Just How Unoriginal Are Hollywood Movies — And Does It Matter?

With the release of “Jurassic World,” the 14-years-late fourth salvo in a franchise whose last installment no one remembers with any great fondness, looking, the perennial discussion about the American movie industry’s lack of originality, whatever that means, is sure to spark up again. But just how unoriginal are Hollywood movies — and what does “original” mean, anyway?

To the first question, Stephen Follows, who specializes in data-driven analyses of the movie industry, has a simple answer. How original is Hollywood? 38.5 percent. That’s the percentage of the 100 top box-office draws from each of the last 10 years that were not “an adaptation, sequel, spin-off, remake, or other such derivative work.” That’s not getting into debates about whether “Avatar” swiped its plot from “Ferngully: The Last Rainforest” or any such statistically murky waters — simply whether the movie was based on anything, or at least drew on some kind of pre-existing fandom for its appeal. (By Follows’ rules, “Spice World” does not count as an original, since it was adapted from the Spice Girls’ public personae.)

To Follows’ eyes, 38.5 percent is actually not too bad — that’s more than a third, which is at least some small distance from total box-office dominate. But look at this chart:

That’s not exactly a clear trend. The percentage of original movies in the U.S. top 10 drops to zero in 2010, then goes back up to 30 for each of the next two years. But those consecutive zeroes in 2013 and 2014 look bad, and there’s nothing on the horizon to indicate that 2015 will be any better. (What might have been the greatest hope, Disney’s “Tomorrowland,” went down in futuristic flames.) Matters, not surprisingly, get better as you move down the food chain; according to Follows, just over half (52 percent) of movies in the bottom 50 of the top 100 grossers are “truly original.” But that still means that the cultural conversation is being dominated by movies that, in marketing terms, were born on third base. What hope does an original property have against “Furious Seven” or “Age of Ultron“?

The question remains, though, whether the line between “original” and not is the one we want to draw (or, for the matter, whether it matters, since it’s doubtful the trend is at all reversible).

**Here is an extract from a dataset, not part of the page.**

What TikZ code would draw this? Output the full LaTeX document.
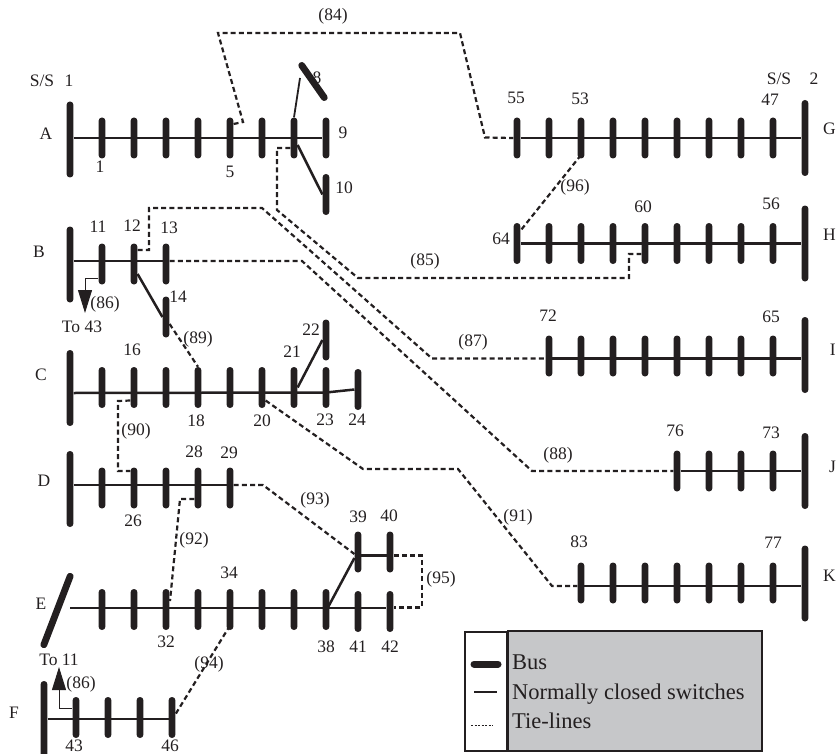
\documentclass[tikz,border=0pt]{standalone}
\usepackage{fontspec}
\setmainfont{Liberation Serif}
\usetikzlibrary{arrows.meta}
\definecolor{ink}{HTML}{231F20}
\definecolor{legendgrey}{HTML}{C6C7C9}
\begin{document}
\begin{tikzpicture}[x=1pt,y=-1pt,
  tick/.style={rectangle,fill=ink,inner sep=0pt,minimum width=6.8pt,minimum height=41pt,rounded corners=3.3pt},
  mainbus/.style={tick,minimum height=76pt},
  sw/.style={draw=ink,line width=2.5pt},
  tie/.style={draw=ink,line width=2.2pt,dash pattern=on 5pt off 3.2pt},
  lab/.style={text=ink,inner sep=0pt,font=\fontsize{17.5pt}{20pt}\selectfont},
  legtext/.style={text=ink,inner sep=0pt,anchor=base west,font=\fontsize{22.5pt}{26pt}\selectfont}]
\useasboundingbox (0,0) rectangle (837,754);

\foreach \f/\x/\y in {A/70/139.5,B/70/264.5,C/70/388,D/70/489,G/805/138,H/805/243.5,I/805/355,J/805/471,K/805/583.5,F/44/719}
  \node[mainbus] (m\f) at (\x,\y) {};
\node[mainbus,rotate=-21,minimum height=80pt] (mE) at (57,610.5) {};
\foreach \y/\list in {138/{1/102,2/134,3/166,4/198,5/230,6/262,7/294,9/326},
    138/{55/517,54/549,53/581,52/613,51/645,50/677,49/709,48/741,47/773},
    243.5/{64/517,63/549,62/581,61/613,60/645,59/677,58/709,57/741,56/773},
    356/{72/549,71/581,70/613,69/645,68/677,67/709,66/741,65/773},
    471/{76/677,75/709,74/741,73/773},
    583/{83/581,82/613,81/645,80/677,79/709,78/741,77/773},
    264/{11/102,12/134,13/166},
    387.5/{15/102,16/134,17/166,18/198,19/230,20/262,21/294,23/326},
    488/{25/102,26/134,27/166,28/198,29/230},
    609.5/{30/102,31/134,32/166,33/198,34/230,35/262,36/294,38/326},
    717.5/{43/76,44/108,45/140,46/172},
    194.5/{10/326}, 317/{14/166}, 340/{22/326}, 389.5/{24/358},
    552/{39/358,40/390}, 611.5/{41/358,42/390}}
  \foreach \n/\x in \list \node[tick] (n\n) at (\x,\y) {};
\node[tick,rotate=35,minimum height=46pt] (n8) at (313,81.5) {};
\coordinate (c8) at (300,78);

\draw[sw] (mA.east |- n1) -- (n9);
\draw[sw] (n55) -- (mG.west);
\draw[sw] (n64) -- (mH.west);
\draw[sw] ([yshift=-2.5pt]n72.center) -- ([yshift=-2.5pt]mI.west |- n72);
\draw[sw] (n76) -- (mJ.west);
\draw[sw] ([yshift=-3pt]n83.center) -- ([yshift=-3pt]mK.west |- n83);
\draw[sw] ([yshift=3pt]mB.east |- n11) -- ([yshift=3pt]n13.center);
\draw[sw] ([yshift=-5pt]mC.east) -- ([yshift=-5pt]n23.center) -- (n24.west);
\draw[sw] ([yshift=3pt]mD.east |- n25) -- ([yshift=3pt]n29.center);
\draw[sw] (70,608) -- (n42.west |- 0,608);
\draw[sw] (mF.east) -- ([yshift=-1.5pt]n46.center);
\draw[sw,line width=1.8pt] (n7.north) -- (c8);
\draw[sw] ([yshift=-7pt]n7.east) -- (n10.west);
\draw[sw] ([yshift=-10pt]n12.east) -- (n14.west);
\draw[sw] (n21.east) -- (n22.west);
\draw[sw] ([yshift=-1.5pt]n38.center) -- ([yshift=-6pt]n39.west);
\draw[sw] ([yshift=-3.5pt]n39.center) -- ([yshift=-3.5pt]n40.center);

\draw[tie] ([yshift=14pt]n5.east) -- (243,122) -- (218,33) -- (460,33) -- (485,137.5) -- (n55.west);
\draw[tie] ([yshift=-10pt]n7.west) -- (277,148) -- (277,210) -- (358,278) -- (629,278) -- (629,254) -- ([yshift=-10.5pt]n60.west);
\draw[tie] ([yshift=14pt]n12.east) -- (149,250) -- (149,208) -- (262,208) -- (432,358.5) -- ([yshift=-2.5pt]n72.west);
\draw[tie] ([yshift=3pt]n13.east) -- (302,261) -- (532,471) -- (n76.west);
\draw[tie] ([yshift=-7pt]n14.east) -- (n18.north);
\draw[tie] ([yshift=-13pt]n16.west) -- (118,401) -- (118,471) -- ([yshift=17pt]n26.west);
\draw[tie] ([yshift=-13pt]n20.east) -- (363,469) -- (458,469) -- (552,586) -- ([yshift=-3pt]n83.west);
\draw[tie] ([yshift=-11pt]n28.west) -- (180,499) -- (170,601);
\draw[tie] ([yshift=3pt]n29.east) -- (263,485) -- ([yshift=-2pt]n39.west);
\draw[tie] ([yshift=-16pt]n34.center) -- ([yshift=3.5pt]n46.east);
\draw[tie] ([yshift=-3.5pt]n40.east) -- (422,555.5) -- (422,607.5) -- ([yshift=4pt]n42.east);
\draw[tie] ([yshift=-17pt]n53.center) -- ([yshift=13pt]n64.east);

\draw[draw=ink,line width=1pt,-{Triangle[length=23pt,width=14pt]}] ([yshift=-14pt]n11.west) -- (85,278) -- (85,313);
\draw[draw=ink,line width=1pt,-{Triangle[length=23pt,width=14pt]}] ([yshift=9.5pt]n43.west) -- (59,708) -- (59,667);

\foreach \t/\x/\y in {1/100/167,5/230/172,8/317/78,9/343/133,10/344/188,11/98/227,12/132/226,13/169/228,14/178/297,
    16/132/350,18/196/421,20/262/421,21/292/352,22/311/330,23/325/420,24/357/420,26/133/521,28/194/452,29/229/453,
    32/166/642,34/229/573,38/326/647,39/358/517,40/389/516,41/358/647,42/390/647,43/74/746,46/170/746,
    47/770/100,53/580/99,55/516/98,56/771/204,60/643/207,64/501/239,65/771/317,72/548/316,73/771/433,76/675/431,77/773/543,83/579/542}
  \node[lab] (lab\t) at (\x,\y) {\t};
\foreach \t/\x/\y in {84/333/16,85/425/261,87/473/342,88/558/455,89/198/339,90/136/431,91/518/517,92/194/540,93/315/500,94/209/664,95/441/579,96/575/187}
  \node[lab] (tie\t) at (\x,\y) {(\t)};
\foreach \f/\x/\y in {A/46/134,B/39/252,C/41/375,D/44/481,E/41/604,F/14/713}
  \node[lab] (name\f) at (\x,\y) {\f};
\foreach \f/\x/\y in {G/836/129,H/836/235,I/836/350,J/836/467,K/836/576}
  \node[lab,anchor=east] (name\f) at (\x,\y) {\f};
\node[lab] (ssone) at (42,81) {S/S};
\node[lab] (ssonenum) at (69,81) {1};
\node[lab] (sstwo) at (779,79) {S/S};
\node[lab] (sstwonum) at (814,79) {2};
\node[lab] (tieb) at (105,304) {(86)};
\node[lab] (tief) at (81,684) {(86)};
\node[lab] (toforty) at (82,327) {To 43};
\node[lab] (toeleven) at (59,660) {To 11};

\draw[draw=ink,line width=1.3pt] (465,632) rectangle (507,751);
\draw[draw=ink,fill=legendgrey,line width=1.3pt] (508,631) rectangle (762,751);
\coordinate (keybusa) at (474,664); \coordinate (keybusb) at (498,664);
\coordinate (keyswa) at (474,692); \coordinate (keyswb) at (497,692);
\coordinate (keytiea) at (471,725); \coordinate (keytieb) at (493,725);
\draw[draw=ink,line width=7pt,line cap=round] (keybusa) -- (keybusb);
\draw[draw=ink,line width=1.8pt] (keyswa) -- (keyswb);
\draw[draw=ink,line width=1pt,dash pattern=on 2pt off 1.5pt] (keytiea) -- (keytieb);
\node[legtext] (legbus) at (512,669) {Bus};
\node[legtext] (legsw) at (512,699) {Normally closed switches};
\node[legtext] (legtie) at (512,728) {Tie-lines};
\end{tikzpicture}
\end{document}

Technically, as Darren Franich pointed out at Entertainment Weekly, “San Andreas” is an original movie and “Mad Max: Fury Road” is not, but the latter has far more new ideas in it. You could even argue that being the fourth film in a series lets “Fury Road” be more original, since George Miller and co. don’t have to bother themselves with any pesky exposition — not even a few minutes of cartoon DNA-splanation. The same goes for “Furious Seven,” whose final sequence, bidding farewell to the franchise’s late star Paul Walker, would hardly have the same weight without the movies — and the real-life tragedy — behind it. It’s true there’s nothing as thrilling as a genuinely distinctive vision, but then, one of the most singular indies in theaters right now is the Safdie brothers’ “Heaven Knows What,” an abrasive and harrowing story of addiction and obsessive love that’s based on the autobiographical writing of star Arielle Holmes. Technically, it’s as much an adaptation as “American Sniper,” but it still like nothing you’ve ever seen.